Déjà, avant même de pénétrer plus loin dans une exposition sur le fil et pléthorique à la fois, tout y est. D’une part, le vocabulaire caractéristique du duo depuis la fin des années 1990, soit l’attention aux structures matérielles de contention des corps, ponctuée ici et là de la présence incongrue de personnages réalistes en silicone. D’autre part, le cœur électif de cette proposition en particulier, qui recontextualise ses principes formels pour donner à voir, et à percevoir, ce que le philosophe Peter Sloterdijk qualifiait de “règles pour le parc humain”.
Le ou la visiteur·se passera ensuite par des chemins qui ne mènent nulle part, traversant, entre autres, une salle de conférence (et son personnage en costume de lapin rose, amorphe sur la table de réunion), une salle des profs, un tunnel souterrain, une salle de vidéosurveillance, des toilettes publiques, jusqu’à une morgue et un open space – lequel des deux représente le véritable enfer climatisé, on ne saurait dire.
“Nous ne sommes pas ironiques, car nous sommes très sérieux. Si nous utilisons l’humour, cela serait à la manière de Samuel Beckett pour créer des situations existentielles”, précise encore le même Michael Elmgreen à propos de la récurrence d’éléments absurdes, incongrus ou doucement loufoques. Les deux artistes diront, dans le même souffle, s’inspirer davantage de la littérature ou du film, citant, outre Beckett, les cinéastes Ingmar Bergman ou Wim Wenders. Certes, l’art conceptuel est évidemment présent en arrière-plan, mais plutôt alors dans sa relecture critique par l’Allemand Benjamin H. D. Buchloh : dans un article resté célèbre de 1989, l’historien de l’art américain évoquait sa transformation en “esthétique de l’administration” [dans le catalogue de l’exposition L’Art conceptuel, une perspective du musée d’Art moderne de la Ville de Paris].
Il serait possible de dire qu’à partir de la Modernité, chaque époque génère une forme d’art qui reflète comme un miroir déformant les mutations de l’appareil de production.
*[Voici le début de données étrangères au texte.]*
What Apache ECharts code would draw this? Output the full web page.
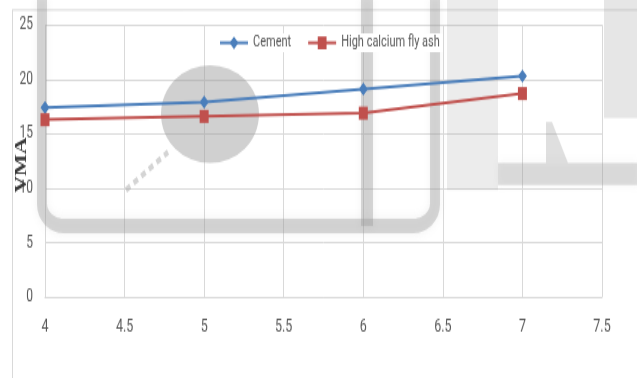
<!DOCTYPE html>
<html>
<head>
<meta charset="utf-8">
<script src="https://cdn.jsdelivr.net/npm/echarts@6/dist/echarts.min.js"></script>
<style>
  html, body { margin: 0; padding: 0; background: #fff; overflow: hidden; }
  #wrap { width: 637px; height: 378px; overflow: hidden; }
  /* the chart is laid out in a short box and stretched vertically */
  #chart { width: 637px; height: 261px; transform-origin: 0 0; transform: scaleY(1.448276); }
</style>
</head>
<body>
<div id="wrap"><div id="chart"></div></div>
<script>
// Binder content (%) on the x axis, VMA (%) on the y axis
const binderContent = [4, 5, 6, 7];
const cementVMA = [17.4, 17.9, 19.1, 20.3];
const flyAshVMA = [16.3, 16.6, 16.9, 18.7];
const seriesNames = ['Cement', 'High calcium fly ash'];
const yAxisTitle = 'VMA';

const K = 378 / 261;            // vertical stretch of the drawing box
const sy = v => v / K;          // page pixels -> box pixels (vertical)

const labelFont = "Roboto, 'Liberation Sans', sans-serif";
const gridGray = '#d9d9d9';
const textGray = '#595959';

const pairs = (xs, ys) => xs.map((x, i) => [x, ys[i]]);

// quarter-circle corner points for the rounded backdrop frame
function corner(cx, cy, r, a0, a1) {
  const pts = [];
  for (let k = 0; k <= 8; k++) {
    const a = a0 + (a1 - a0) * k / 8;
    pts.push([cx + r * Math.cos(a), sy(cy + r * Math.sin(a))]);
  }
  return pts;
}
const framePoints = [[42, 0]]
  .concat(corner(64, 204, 22, Math.PI, Math.PI / 2))
  .concat(corner(413, 204, 22, Math.PI / 2, 0))
  .concat([[435, 0]]);

const chart = echarts.init(document.getElementById('chart'), null, { renderer: 'canvas' });

// soft grey backdrop shapes
const haze = 'rgba(150,150,150,0.36)';
const hazeSoft = 'rgba(150,150,150,0.3)';

chart.setOption({
  animation: false,
  backgroundColor: '#fff',
  grid: { left: 45, right: 35, top: sy(25), bottom: sy(81), containLabel: false },
  legend: {
    top: sy(45) - 8,
    left: 216,
    itemWidth: 28,
    itemHeight: 11,
    itemGap: 16,
    backgroundColor: '#fff',
    padding: [1, 3],
    textStyle: { color: textGray, fontFamily: labelFont, fontSize: 11 },
    data: seriesNames
  },
  xAxis: {
    type: 'value',
    min: 4,
    max: 7.5,
    interval: 0.5,
    axisLine: { show: true, lineStyle: { color: gridGray, width: 1 } },
    axisTick: { show: false },
    splitLine: { show: true, lineStyle: { color: gridGray, width: 1 } },
    axisLabel: { color: textGray, fontFamily: labelFont, fontSize: 12.5, margin: 14 }
  },
  yAxis: {
    type: 'value',
    min: 0,
    max: 25,
    interval: 5,
    axisLine: { show: false },
    axisTick: { show: false },
    splitLine: { show: true, lineStyle: { color: gridGray, width: 1 } },
    axisLabel: { color: textGray, fontFamily: labelFont, fontSize: 12, margin: 12 }
  },
  graphic: [
    // outer chart frame
    { type: 'line', shape: { x1: 12, y1: sy(10), x2: 640, y2: sy(10) }, style: { stroke: '#d9d9d9', lineWidth: 1 }, z: 0 },
    { type: 'line', shape: { x1: 12.5, y1: sy(10), x2: 12.5, y2: 270 }, style: { stroke: '#d9d9d9', lineWidth: 1 }, z: 0 },
    // y axis title
    {
      type: 'text', x: 22, y: sy(165), rotation: Math.PI / 2, z: 3,
      style: { text: yAxisTitle, fill: '#3a3a3a', font: "bold 16px 'Liberation Serif', serif", align: 'center', verticalAlign: 'middle' }
    },
    // backdrop: round spot and dotted stroke
    { type: 'circle', x: 210, y: sy(114), scaleY: 1 / K, shape: { cx: 0, cy: 0, r: 49 }, style: { fill: 'rgba(150,150,150,0.45)' }, z: 1 },
    { type: 'line', shape: { x1: 126, y1: sy(190), x2: 168, y2: sy(152) }, style: { stroke: 'rgba(160,160,160,0.45)', lineWidth: 4, lineDash: [5, 4] }, z: 1 },
    // backdrop: U shaped frame
    {
      type: 'polyline', z: 1,
      shape: { points: framePoints },
      style: { fill: null, stroke: haze, lineWidth: 10, lineJoin: 'round', shadowBlur: 6, shadowColor: 'rgba(150,150,150,0.35)' }
    },
    { type: 'line', z: 1, shape: { x1: 367, y1: 0, x2: 367, y2: sy(226) }, style: { stroke: haze, lineWidth: 12, shadowBlur: 6, shadowColor: 'rgba(150,150,150,0.35)' } },
    // backdrop: right blocks
    { type: 'rect', z: 1, shape: { x: 447, y: 0, width: 51, height: sy(190) }, style: { fill: 'rgba(160,160,160,0.2)' } },
    { type: 'rect', z: 1, shape: { x: 498, y: sy(163), width: 140, height: sy(22) }, style: { fill: hazeSoft, shadowBlur: 6, shadowColor: 'rgba(160,160,160,0.3)' } },
    { type: 'polygon', z: 1, shape: { points: [[546, sy(122)], [552, sy(122)], [568, sy(163)], [546, sy(163)]] }, style: { fill: hazeSoft } },
    { type: 'rect', z: 1, shape: { x: 604, y: 0, width: 34, height: sy(118) }, style: { fill: 'rgba(160,160,160,0.26)' } }
  ],
  series: [
    {
      name: seriesNames[0],
      type: 'line',
      data: pairs(binderContent, cementVMA),
      symbol: 'diamond',
      symbolSize: [9, 9],
      color: '#4a7ebb',
      lineStyle: { color: '#4a7ebb', width: 2 },
      itemStyle: { color: '#4a7ebb' },
      z: 3
    },
    {
      name: seriesNames[1],
      type: 'line',
      data: pairs(binderContent, flyAshVMA),
      symbol: 'rect',
      symbolSize: [9, 9],
      color: '#c0504d',
      lineStyle: { color: '#c0504d', width: 2 },
      itemStyle: { color: '#c0504d' },
      z: 3
    }
  ]
});
</script>
</body>
</html>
Il y eut l’industrialisation et l’impressionnisme, l’ère postindustrielle et l’esthétique de l’administration, le travail en free-lance et le post-internet. À l’époque actuelle, peu friande des approches de classe, de travail et de production, voulant croire fort, très fort, trop fort à la dématérialisation et à l’automatisation, il manquait peut-être précisément cette exposition magistrale.
Bonne Chance d’Elmgreen & Dragset au Centre Pompidou-Metz, jusqu’au 1er avril 2024.